Justice Kennedy, who turns 74 this month, has told relatives and friends he plans to stay on the high court for at least three more years - through the end of Obama's first term, sources said.
That means Kennedy will be around to provide a fifth vote for the court's conservative bloc through the 2012 presidential election. If Obama loses, Kennedy could retire and expect a Republican President to choose a conservative justice.
Kennedy, appointed by President Ronald Reagan, has been on the court 22 years. He has become a bit of a political nemesis at the White House for his increasing tendency to side with the court's four rock-ribbed conservative justices.
Without naming Kennedy, Obama was unusually critical of his majority opinion in the Citizens United case, handed down last January. That 5-4 decision struck down limits on contributions to political campaigns as an abridgement of free speech.
Obama called the ruling "a major victory for big oil, Wall Street banks, health insurance companies and the other powerful interests that marshal their power ... in Washington to drown out the voices of everyday Americans."

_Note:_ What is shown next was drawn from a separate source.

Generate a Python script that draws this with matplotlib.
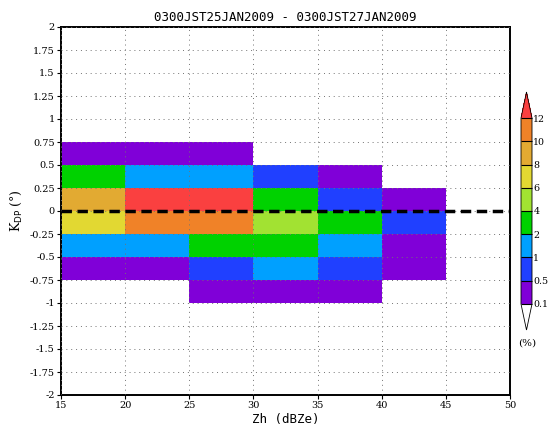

He was so angry that he took the unusual step of blasting the decision in his Jan. 27 State of the Union address, with Kennedy and five other justices looking on.
The White House has made Citizens United a populist rallying cry for Democrats, who hope to cut into projected Republican gains in the November elections by painting the GOP as guardians of the rich and powerful.
With the retirement of fellow Californian and Stanford graduate Sandra Day O'Connor in 2006, Kennedy has inherited O'Connor's mantle as the court's swing vote.
His voting pattern suggests he's actually become a far more reliable vote for the conservatives.
A Supreme Court spokeswoman said Justice Kennedy would not comment.